Even interventions designed specifically to decrease burnout are often linked only to moderate improvement.8 Most studies of burnout suggest that both an individual and organization-level approach are needed.9 A recent meta-analysis of burnout intervention found that few interventions focused specifically on primary care practice, and that interventions which focused more on organizational-directed, as opposed to physician-directed, were most effective.8 It may not be the content of the transformation intervention itself that matters but rather the effectiveness with which the transformation is implemented. In other words, simply engaging or not engaging in a transformation initiative may have little impact on perceptions such as burnout; however, the way that the initiative is carried out may make all the difference.
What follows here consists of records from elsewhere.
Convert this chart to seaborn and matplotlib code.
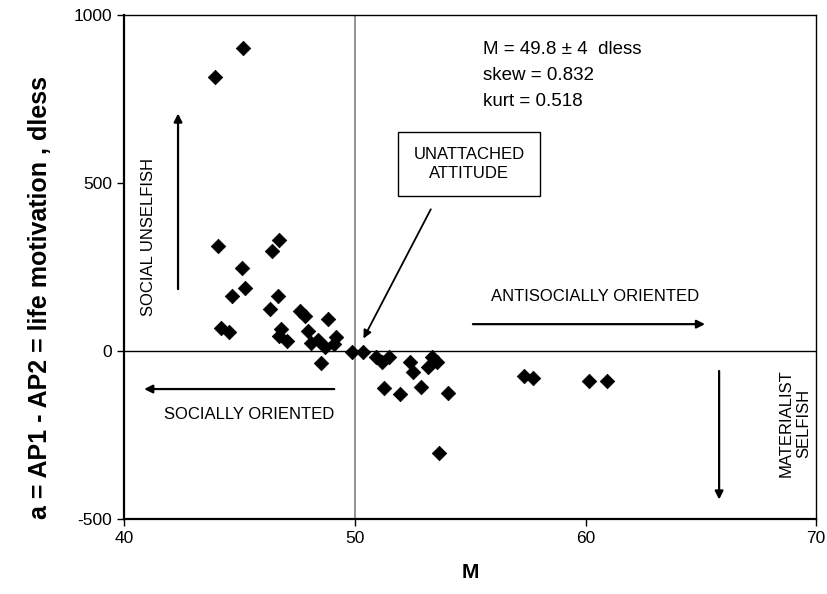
import matplotlib
matplotlib.use("Agg")
import matplotlib.pyplot as plt
import seaborn as sns
import pandas as pd

M_values = [45.16, 43.94, 44.06, 46.71, 46.42, 45.13, 45.23, 44.68, 46.68, 46.33,
            47.64, 47.86, 48.84, 44.22, 44.55, 46.79, 46.73, 47.08, 47.96, 48.12,
            48.42, 48.71, 49.19, 49.10, 48.55, 49.87, 50.37, 50.92, 51.17, 51.50,
            52.40, 52.54, 53.34, 53.55, 53.16, 51.28, 51.96, 52.86, 54.06, 53.67,
            57.35, 57.71, 60.16, 60.92]
a_values = [902, 815, 313, 330, 298, 247, 187, 164, 164, 126,
            120, 105, 95, 69, 56, 65, 45, 30, 60, 23,
            33, 13, 43, 20, -37, -2, -2, -19, -32, -19,
            -34, -62, -19, -34, -47, -111, -128, -108, -124, -303,
            -74, -79, -89, -89]

x_ticks = [40, 50, 60, 70]
y_ticks = [-500, 0, 500, 1000]

sns.set_theme(style="white")
plt.rcParams['font.family'] = ['Liberation Sans', 'DejaVu Sans']
plt.rcParams['axes.unicode_minus'] = False
plt.rcParams['text.color'] = 'black'
plt.rcParams['axes.labelcolor'] = 'black'
plt.rcParams['xtick.color'] = 'black'
plt.rcParams['ytick.color'] = 'black'

df = pd.DataFrame({"M": M_values, "a": a_values})

fig = plt.figure(figsize=(8.27, 5.94), dpi=100)
ax = fig.add_axes([0.150, 0.126, 0.837, 0.849])

ax.axvline(50, color="#808080", lw=1.2, zorder=1)
ax.axhline(0, color="black", lw=1.0, zorder=1)

sns.scatterplot(data=df, x="M", y="a", marker="D", color="black", s=55,
                edgecolor="black", linewidth=0.5, ax=ax, zorder=3)

ax.set_xlim(40, 70)
ax.set_ylim(-500, 1000)
ax.set_xticks(x_ticks)
ax.set_yticks(y_ticks)
ax.tick_params(axis="both", which="major", direction="out", length=5, width=1,
               labelsize=12.5, color="black", labelcolor="black", bottom=True, left=True)
for s in ax.spines.values():
    s.set_color("black")
    s.set_linewidth(1.0)
ax.spines["left"].set_linewidth(1.6)
ax.spines["bottom"].set_linewidth(1.6)

ax.set_xlabel("M", fontsize=15, fontweight="bold", labelpad=12)
ax.set_ylabel("a = AP1 - AP2 = life motivation , dless", fontsize=18,
              fontweight="bold")
ax.yaxis.set_label_coords(-0.104, 0.44)

fs = 12
ax.text(55.56, 922, "M = 49.8 ± 4  dless\nskew = 0.832\nkurt = 0.518",
        fontsize=13.5, ha="left", va="top", linespacing=1.7)

arrow_kw = dict(arrowstyle="-|>", color="black", lw=1.6, mutation_scale=12)

ax.text(41.04, 339, "SOCIAL UNSELFISH", rotation=90, fontsize=fs,
        ha="center", va="center")
ax.annotate("", xy=(42.34, 715), xytext=(42.34, 176), arrowprops=arrow_kw)

ax.text(54.95, 557, "UNATTACHED\nATTITUDE", fontsize=fs, ha="center",
        va="center", linespacing=1.3,
        bbox=dict(boxstyle="square,pad=0.9", fc="white", ec="black", lw=1.0))
ax.annotate("", xy=(50.32, 30), xytext=(53.35, 429),
            arrowprops=dict(arrowstyle="-|>", color="black", lw=1.3, mutation_scale=12))

ax.text(60.42, 161, "ANTISOCIALLY ORIENTED", fontsize=fs, ha="center", va="center")
ax.annotate("", xy=(65.3, 80), xytext=(55.0, 80), arrowprops=arrow_kw)

ax.text(45.42, -190, "SOCIALLY ORIENTED", fontsize=fs, ha="center", va="center")
ax.annotate("", xy=(40.75, -113), xytext=(49.23, -113), arrowprops=arrow_kw)

ax.text(69.09, -214, "MATERIALIST\nSELFISH", rotation=90, fontsize=fs,
        ha="center", va="center", linespacing=1.2)
ax.annotate("", xy=(65.79, -450), xytext=(65.79, -51), arrowprops=arrow_kw)

fig.savefig("out.png", dpi=100)
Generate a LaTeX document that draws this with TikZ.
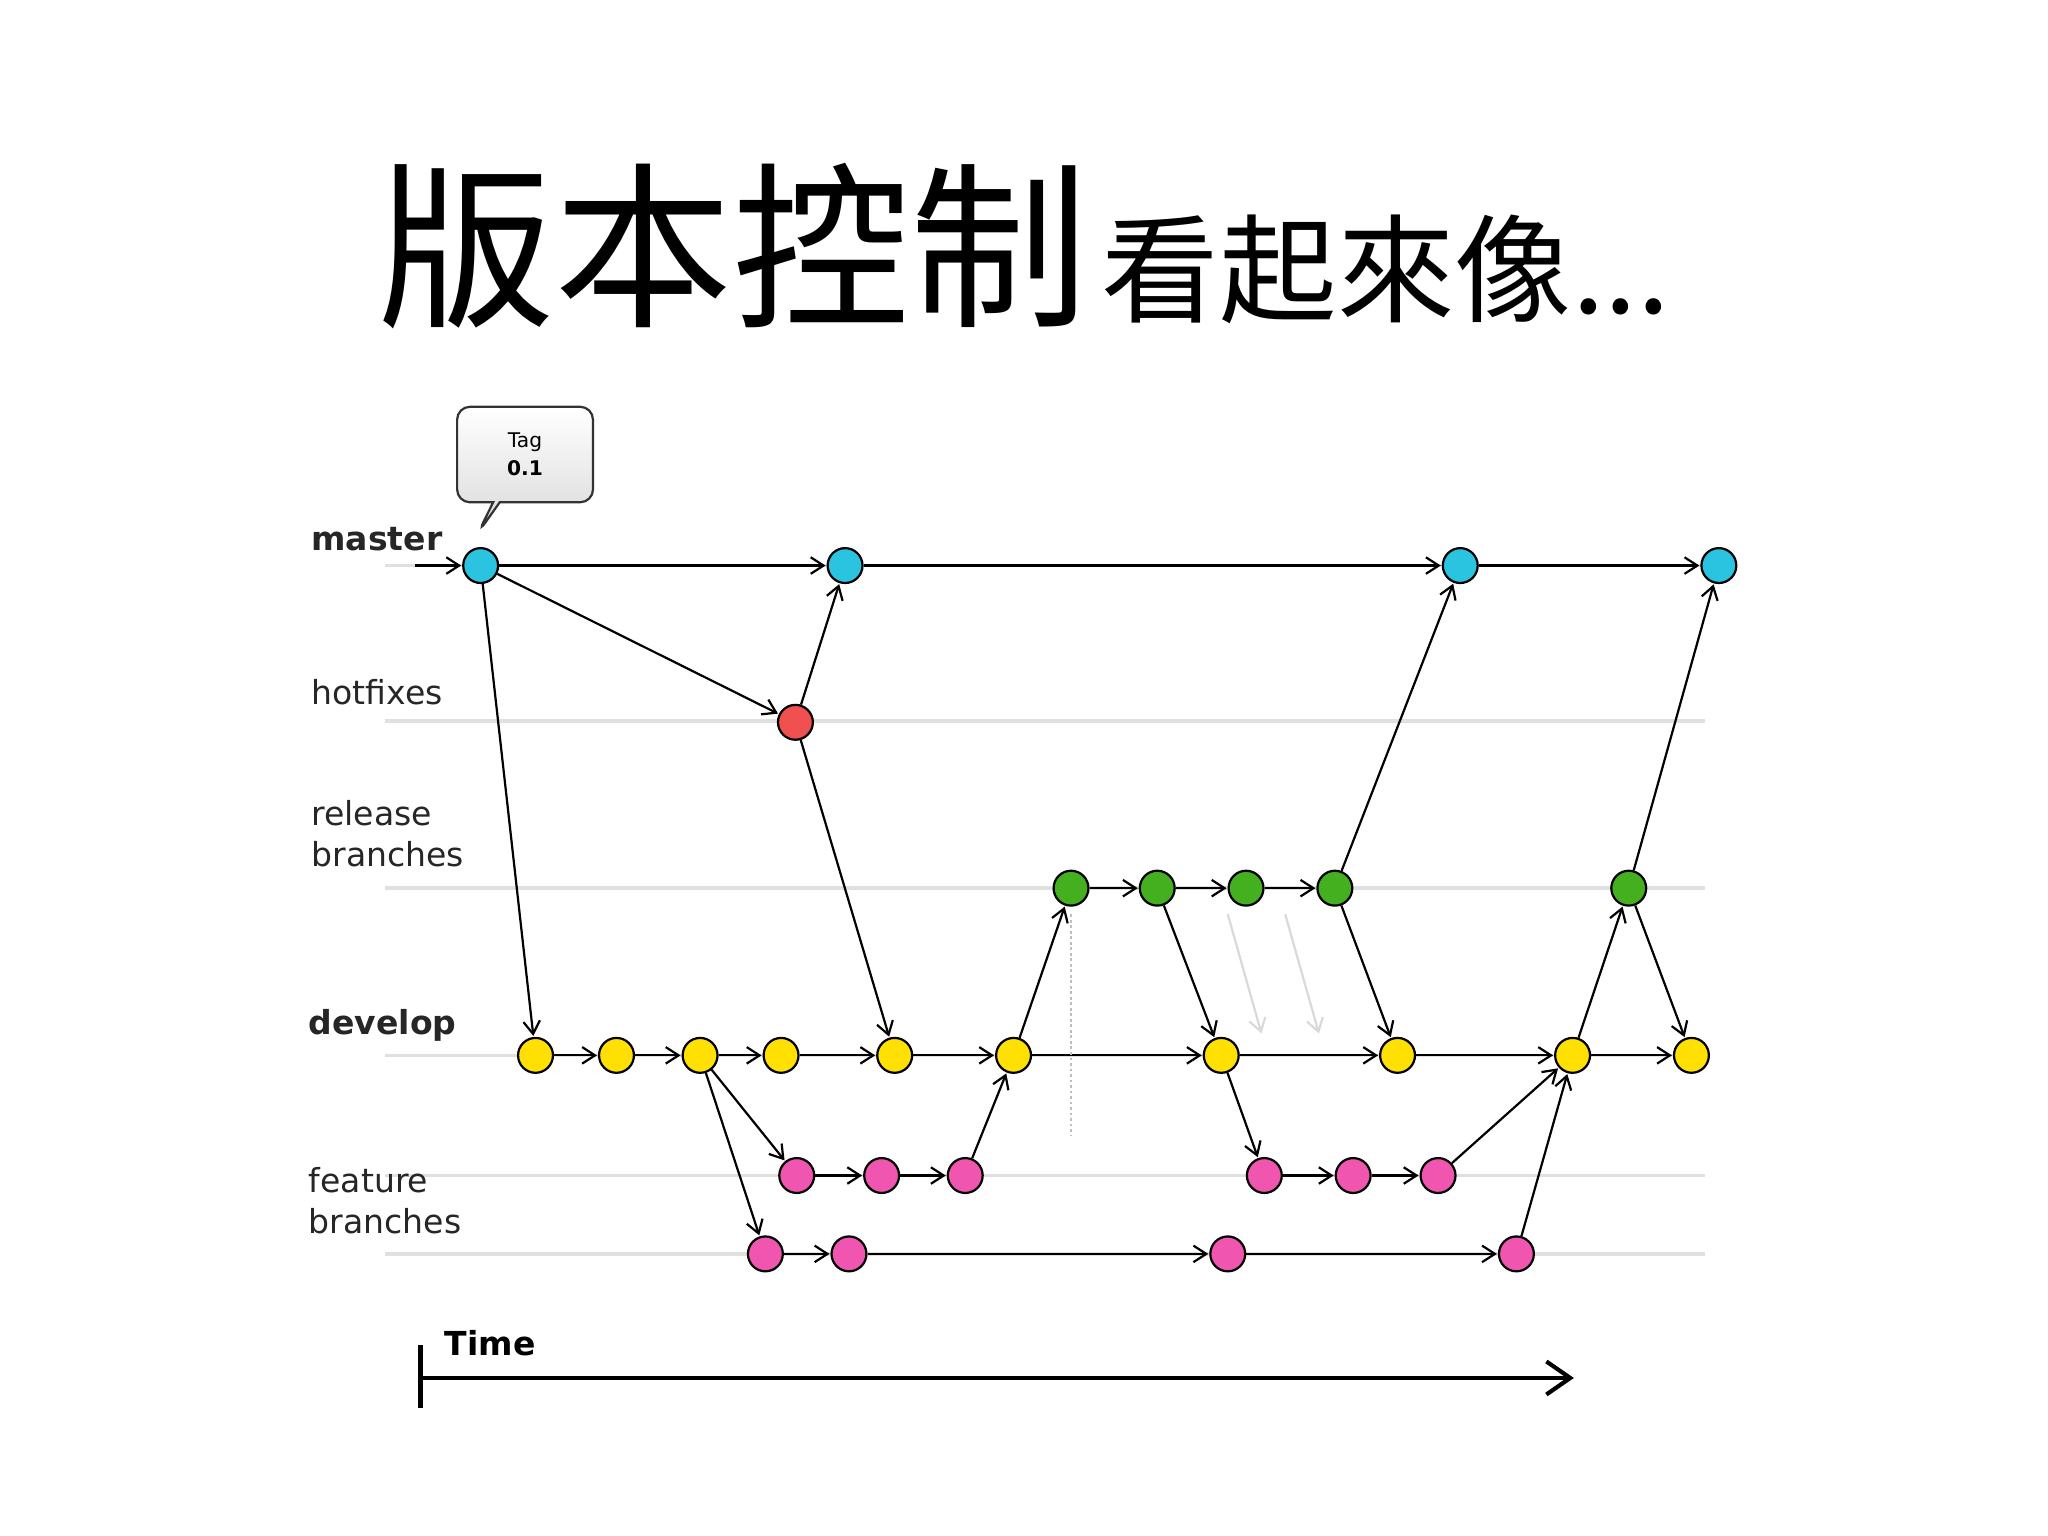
\documentclass[tikz,border=0pt]{standalone}
\usepackage{fontspec}
\setmainfont{DejaVu Sans}
\newfontfamily\cjk{Noto Sans CJK TC}
\usetikzlibrary{arrows.meta,shapes.callouts}
\definecolor{cy}{HTML}{2BC4E0}
\definecolor{rd}{HTML}{F05050}
\definecolor{gr}{HTML}{44B020}
\definecolor{ye}{HTML}{FFE000}
\definecolor{pk}{HTML}{F055B0}
\tikzset{
 commit/.style={circle,draw=black,line width=2.4pt,minimum size=38pt,inner sep=0pt},
 ar/.style={line width=2.4pt,-{Straight Barb[length=14pt,width=18pt,line width=2.4pt]},shorten >=1pt},
 lane/.style={line width=4pt,black!12},
 lab/.style={anchor=west,font=\fontsize{36}{45}\selectfont,text=black!85,align=left},
}
\begin{document}
\begin{tikzpicture}[x=0.05cm,y=-0.05cm]
\useasboundingbox (0,0) rectangle (1568,1176);
% title
\node[anchor=base west,inner sep=0] (t1) at (288,240) {\cjk\fontsize{194}{200}\selectfont 版本控制};
\node[anchor=base west,inner sep=0] (t2) at ([xshift=14pt]t1.base east) {\cjk\fontsize{128}{130}\selectfont 看起來像...};
% lanes
\foreach \y in {433,552,680,808,900,960} \draw[lane] (295,\y) -- (1305,\y);
% labels
\node[lab,font=\bfseries\fontsize{36}{45}\selectfont] (lm) at (236,413) {master};
\node[lab] (lh) at (236,530) {hotfixes};
\node[lab,anchor=north west] (lr) at (236,610) {release\\branches};
\node[lab,font=\bfseries\fontsize{36}{45}\selectfont] (ld) at (234,785) {develop};
\node[lab,anchor=north west] (lf) at (234,891) {feature\\branches};
% nodes
\foreach \n/\x in {m1/368,m2/647,m3/1118,m4/1316} \node[commit,fill=cy] (\n) at (\x,433) {};
\node[commit,fill=rd] (h1) at (609,553) {};
\foreach \n/\x in {r1/820,r2/886,r3/954,r4/1022,r5/1247} \node[commit,fill=gr] (\n) at (\x,680) {};
\foreach \n/\x in {d1/410,d2/472,d3/536,d4/598,d5/685,d6/776,d7/935,d8/1070,d9/1204,d10/1295} \node[commit,fill=ye] (\n) at (\x,808) {};
\foreach \n/\x in {f1/610,f2/675,f3/739,f4/968,f5/1036,f6/1101} \node[commit,fill=pk] (\n) at (\x,900) {};
\foreach \n/\x in {g1/586,g2/650,g3/940,g4/1161} \node[commit,fill=pk] (\n) at (\x,960) {};
% tag
\node[rectangle callout,rounded corners=14pt,draw=black!80,line width=2.4pt,top color=white,bottom color=black!15,
 minimum width=148pt,minimum height=104pt,align=center,font=\fontsize{22}{30}\selectfont,
 callout absolute pointer={(366,408)}] (tag) at (402,348) {Tag\\\textbf{0.1}};
% connectors
\coordinate (e0) at (318,433);
\draw[ar] (e0) -- (m1);
\foreach \a/\b in {m1/m2,m2/m3,m3/m4,m1/h1,h1/m2,h1/d5,m1/d1,
 d1/d2,d2/d3,d3/d4,d4/d5,d5/d6,d6/d7,d7/d8,d8/d9,d9/d10,
 d3/f1,d3/g1,f1/f2,f2/f3,f3/d6,g1/g2,g2/g3,g3/g4,g4/d9,f6/d9,
 d6/r1,r1/r2,r2/r3,r3/r4,r2/d7,r4/m3,r4/d8,d7/f4,f4/f5,f5/f6,d9/r5,r5/d10,r5/m4}
 \draw[ar] (\a) -- (\b);
% faint arrows
\coordinate (a1) at (940,700); \coordinate (a2) at (966,792);
\coordinate (b1) at (984,700); \coordinate (b2) at (1010,792);
\draw[ar,black!15] (a1) -- (a2);
\draw[ar,black!15] (b1) -- (b2);
\coordinate (v1) at (820,700); \coordinate (v2) at (820,870);
\draw[black!25,line width=1.5pt,dashed] (v1) -- (v2);
% time
\coordinate (ts) at (322,1055); \coordinate (te) at (1205,1055);
\coordinate (tb1) at (322,1030); \coordinate (tb2) at (322,1078);
\draw[line width=6pt] (tb1) -- (tb2);
\draw[line width=4.5pt,-{Straight Barb[length=26pt,width=36pt,line width=4.5pt]}] (ts) -- (te);
\node[anchor=base west,font=\bfseries\fontsize{36}{45}\selectfont] (tm) at (338,1038) {Time};
\end{tikzpicture}
\end{document}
Our own work evaluating the effectiveness of a large-scale health care delivery transformation in Veterans Health Administration has led us to identify specific aspects of how a transformation is implemented that significantly impact the work experiences of front-line physicians and other employees.10 Our work also points to the high rates of burnout in clinical staff in addition to physicians, including nurse practitioners, nurses and clerical staff. Yet, burnout is reduced under three conditions: guidance by supportive leadership, provision of adequate resources, and facilitation of effective teamwork.10, 11 Supportive leaders ensure open communication and engage front-line providers and other staff in transformation initiatives by integrating new practices with ongoing clinic procedures. One of the most critical resource these leaders provide is adequate staff that helps assure those carrying out the transformation are not overburdened by the need not only to provide care to patients but also to learn new skills and implement change. Developing stable teams that work together and support one another to share the burdens of implementing change also helps reduce individual stress and change fatigue. In short, successful implementation of a transformation initiative requires significant time and effort, and those charged with carrying out changes experience stress and burnout when new burdens are added to ongoing duties without additional time and resources to learn and enact new behaviors. Thus, organizations need to consider the work experience of physicians and other primary care team members as they seek to transform health care delivery. When effects on the well-being and engagement of healthcare workers are not taken into account, a likely result is frustration and quite possibly an initiative that ends up making things worse.